4. State laws would be changed to eliminate all references to psychiatrists or their current legally defined functions. This would be extremely contentious in the debate that would ensue regarding the legal issues surrounding civil and criminal court commitments. Legislators would have to be familiarized (in a way that most are not) with how people who are experiencing a mental health crisis should be handled if this process was radically altered. Decisions would have to be made around whether to abolish all civil and criminal commitment laws as well as finding alternative ways of protecting people and communities from potential harm to self or perceived threats to public safety.
5. The American Psychiatric Association and the American Academy of Community Psychiatrists would terminate themselves as organizations. Board certification procedures would be eliminated. All professional standards of care would be abolished. The Diagnostic and Statistical Manual would be abandoned along with all psychiatric diagnoses.
6. The FDA should make the prescription of psychoactive drugs (i.e., neuroleptics, “antidepressants,” “mood stabilizers,” ADHD drugs, and benzodiazepines) illegal and punishable by severe fines.
7. All academic and educational programs from undergraduate to graduate level would cease their training programs in which psychiatric treatment is any kind of a conceptual framework.
8. All psychiatric-related positions in all programs—inpatient, residential, outpatient, local jails and correctional facilities—would be terminated or otherwise restructured. Human resource departments would rewrite all position descriptions and other staff would need to be retrained to handle mental health challenges in the new non-system.

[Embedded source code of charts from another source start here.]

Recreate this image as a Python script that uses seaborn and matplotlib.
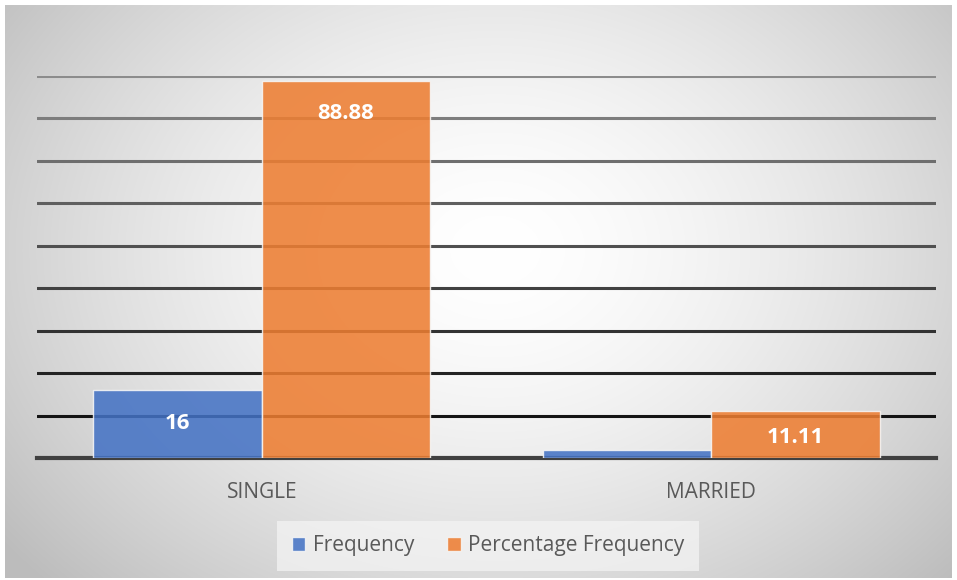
import numpy as np
import pandas as pd
import matplotlib
matplotlib.use("Agg")
import matplotlib.pyplot as plt
import seaborn as sns

categories = ["SINGLE", "MARRIED"]
series_names = ["Frequency", "Percentage Frequency"]
frequency = [16, 2]
percentage = [88.88, 11.11]
label_freq = ["16", ""]
label_pct = ["88.88", "11.11"]

df = pd.DataFrame({
    "Status": categories * 2,
    "Series": [series_names[0]] * 2 + [series_names[1]] * 2,
    "Value": frequency + percentage,
})

sns.set_theme(style="white")
plt.rcParams["font.family"] = ["Open Sans", "DejaVu Sans"]

fig = plt.figure(figsize=(9.57, 5.80), dpi=100)
fig.patch.set_facecolor("white")

# radial gradient background
bg = fig.add_axes([5 / 957, 2 / 580, 947 / 957, 573 / 580], zorder=-10)
h, w = 573, 947
yy, xx = np.mgrid[0:h, 0:w]
cx, cy = 490, 245
r = np.sqrt(((xx - cx) / 620.0) ** 2 + ((yy - cy) / 480.0) ** 2)
val = 1.0 - 0.26 * np.clip(r, 0, 1) ** 1.6
img = np.dstack([val, val, val])
bg.imshow(img, aspect="auto", extent=[0, 1, 0, 1])
bg.set_axis_off()

ax = fig.add_axes([37 / 957, (580 - 458) / 580, 899 / 957, (458 - 76) / 580])
ax.patch.set_alpha(0)

palette = {"Frequency": "#4472C4", "Percentage Frequency": "#ED7D31"}
sns.barplot(data=df, x="Status", y="Value", hue="Series", palette=palette,
            saturation=1, width=0.75, alpha=0.87, edgecolor="#f6f6f6",
            linewidth=1.0, ax=ax, legend=True, zorder=3)

ax.set_ylim(0, 90)
ax.set_xlim(-0.5, 1.5)
ax.set_yticks(np.arange(10, 100, 10))
ax.set_yticklabels([])
ax.tick_params(axis="y", length=0)
ax.tick_params(axis="x", length=0, pad=17, labelsize=15, labelcolor="#595959")
ax.set_xlabel("")
ax.set_ylabel("")
ax.set_axisbelow(True)
ax.yaxis.grid(True, linewidth=2.2)
gl = ax.get_ygridlines()
n = len(gl)
for i, line in enumerate(gl):
    t = i / max(n - 1, 1)
    c = 0.08 + 0.47 * t
    line.set_color((c, c, c))
for s in ["top", "right", "left"]:
    ax.spines[s].set_visible(False)
ax.spines["bottom"].set_color("#404040")
ax.spines["bottom"].set_linewidth(3)

# value labels
for cont, labels in zip(ax.containers, [label_freq, label_pct]):
    for patch, lab in zip(cont.patches, labels):
        if not lab:
            continue
        top = patch.get_height()
        xc = patch.get_x() + patch.get_width() / 2
        off = -33 if top > 13 else -26.5
        ax.annotate(lab, (xc, top), xytext=(0, off), textcoords="offset pixels",
                    ha="center", va="center", color="white", fontsize=16,
                    fontweight="bold", zorder=5)

leg = ax.legend(loc="center", bbox_to_anchor=(488 / 957, (580 - 546) / 580),
                bbox_transform=fig.transFigure, ncol=2, frameon=True,
                fontsize=15, handlelength=0.65, handleheight=0.65,
                handletextpad=0.35, columnspacing=1.6, borderpad=0.4)
leg.get_frame().set_facecolor("#f5f5f5")
leg.get_frame().set_edgecolor("none")
leg.get_frame().set_alpha(0.7)
leg.get_frame().set_boxstyle("square")
for t in leg.get_texts():
    t.set_color("#595959")

fig.savefig("out.png", dpi=100)
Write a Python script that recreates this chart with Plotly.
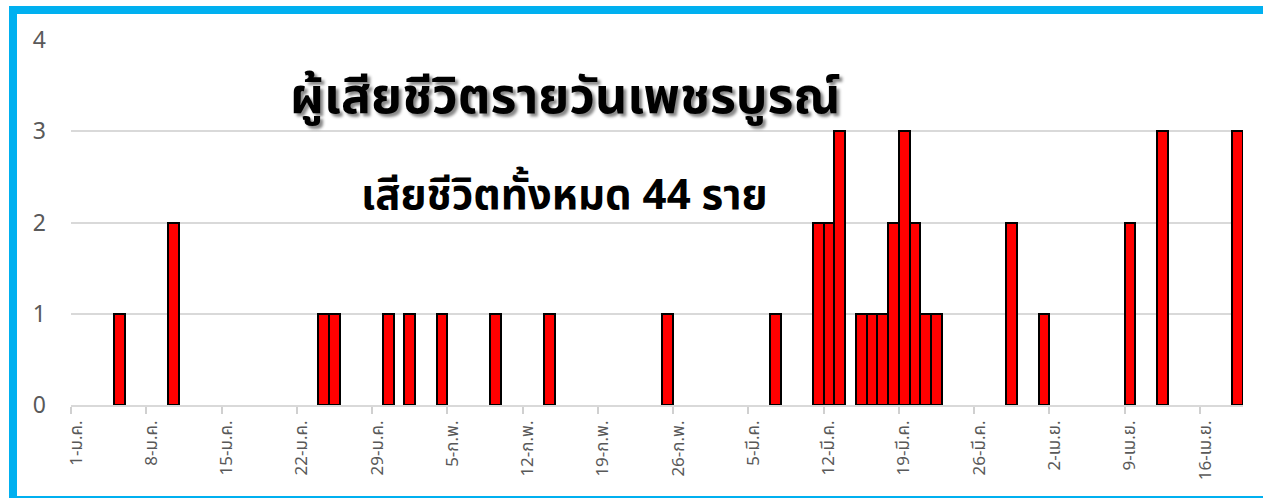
import plotly.graph_objects as go

# ---- data ----
death_dates = [
    "2021-01-05", "2021-01-10", "2021-01-24", "2021-01-25", "2021-01-30",
    "2021-02-01", "2021-02-04", "2021-02-09", "2021-02-14", "2021-02-25",
    "2021-03-07", "2021-03-11", "2021-03-12", "2021-03-13",
    "2021-03-15", "2021-03-16", "2021-03-17", "2021-03-18", "2021-03-19",
    "2021-03-20", "2021-03-21", "2021-03-22",
    "2021-03-29", "2021-04-01", "2021-04-09", "2021-04-12", "2021-04-19",
]
deaths = [
    1, 2, 1, 1, 1,
    1, 1, 1, 1, 1,
    1, 2, 2, 3,
    1, 1, 1, 2, 3,
    2, 1, 1,
    2, 1, 2, 3, 3,
]
tick_dates = [
    "2021-01-01", "2021-01-08", "2021-01-15", "2021-01-22", "2021-01-29",
    "2021-02-05", "2021-02-12", "2021-02-19", "2021-02-26", "2021-03-05",
    "2021-03-12", "2021-03-19", "2021-03-26", "2021-04-02", "2021-04-09",
    "2021-04-16",
]
tick_labels = [
    "1-ม.ค.", "8-ม.ค.", "15-ม.ค.", "22-ม.ค.", "29-ม.ค.",
    "5-ก.พ.", "12-ก.พ.", "19-ก.พ.", "26-ก.พ.", "5-มี.ค.",
    "12-มี.ค.", "19-มี.ค.", "26-มี.ค.", "2-เม.ย.", "9-เม.ย.",
    "16-เม.ย.",
]
y_ticks = [0, 1, 2, 3, 4]
title_text = "ผู้เสียชีวิตรายวันเพชรบูรณ์"
subtitle_text = "เสียชีวิตทั้งหมด 44 ราย"

DAY_MS = 86400000
FONT = "Noto Sans Thai, Tahoma, Leelawadee UI, Noto Sans, sans-serif"

W, H = 1263, 498
L, R, T, B = 71, 20, 40, 93
pw, ph = W - L - R, H - T - B


def px2x(px):
    return (px - L) / pw


def py2y(py):
    return (H - B - py) / ph


FRAME = dict(color="#00B0F0", width=8)
fx0, fx1, fy0, fy1 = 13, 1300, 500, 10

fig = go.Figure()
fig.add_trace(go.Bar(
    x=death_dates, y=deaths,
    xperiod=DAY_MS, xperiodalignment="middle",
    width=DAY_MS,
    marker=dict(color="#FF0000", line=dict(color="#000000", width=2)),
    hoverinfo="x+y",
))

frame_shapes = [
    # top
    dict(type="line", xref="paper", yref="paper",
         x0=px2x(fx0 - 4), x1=px2x(fx1), y0=py2y(fy1), y1=py2y(fy1),
         line=FRAME, layer="above"),
    # left
    dict(type="line", xref="paper", yref="paper",
         x0=px2x(fx0), x1=px2x(fx0), y0=py2y(fy1 - 4), y1=py2y(fy0),
         line=FRAME, layer="above"),
    # bottom
    dict(type="line", xref="paper", yref="paper",
         x0=px2x(fx0 - 4), x1=px2x(fx1), y0=py2y(fy0), y1=py2y(fy0),
         line=FRAME, layer="above"),
]

fig.update_layout(
    width=W, height=H,
    margin=dict(l=L, r=R, t=T, b=B, autoexpand=False),
    paper_bgcolor="white", plot_bgcolor="white",
    showlegend=False,
    bargap=0,
    font=dict(family=FONT, color="#595959"),
    xaxis=dict(
        type="date",
        range=["2021-01-01", "2021-04-20"],
        tickmode="array", tickvals=tick_dates, ticktext=tick_labels,
        tickangle=-90,
        ticks="outside", ticklen=7, tickwidth=1.5, tickcolor="#d0d0d0",
        ticklabelshift=5,
        tickfont=dict(size=17, color="#595959", family=FONT),
        showgrid=False, zeroline=False,
        showline=True, linecolor="#d9d9d9", linewidth=1.5,
        automargin=False,
    ),
    yaxis=dict(
        range=[0, 4],
        tickmode="array", tickvals=y_ticks,
        tickfont=dict(size=23, color="#595959", family=FONT),
        ticklabelstandoff=24,
        showgrid=True, gridcolor="#d9d9d9", gridwidth=1.5,
        zeroline=False, showline=False,
        automargin=False,
    ),
    shapes=frame_shapes,
    annotations=[
        dict(text="<b>" + title_text + "</b>", xref="paper", yref="paper",
             x=px2x(565), y=py2y(98), xanchor="center", yanchor="middle",
             showarrow=False,
             font=dict(size=50, color="#000000", family=FONT,
                       shadow="3px 3px 3px #888888")),
        dict(text="<b>" + subtitle_text + "</b>", xref="paper", yref="paper",
             x=px2x(564), y=py2y(196), xanchor="center", yanchor="middle",
             showarrow=False,
             font=dict(size=42, color="#000000", family=FONT)),
    ],
)

fig.write_html(
    "out.html",
    config={"displayModeBar": False},
    post_script="document.body.style.margin='0';document.body.style.overflow='hidden';",
)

These changes are of such magnitude that a planning process, if it was taken seriously (and it would not be), would take many years and yield endless reports because this is obviously a complete re-conceptualization of how mental health challenges would be handled. It would require a complete overhaul of how any remaining supports and services would be funded, and how entirely new training programs would be created.
I can guarantee that this would bring lobbyists from every profession (not just psychiatry) and every pharmaceutical corporation out of the woodwork. No legislator would touch it with a one-hundred-foot pole.
As I stated earlier, if those who want to abolish psychiatry and the mental health system have better plans to accomplish this, I think it would be extremely interesting to see their alternatives to what I’ve outlined. In the meantime, it would seem fairly meaningless to talk about abolishing psychiatry or the mental health system. It may make some feel good in some way but fantasies of this nature have never led anywhere in the real world.
I for one will continue to seek ways to reform and not abolish the system.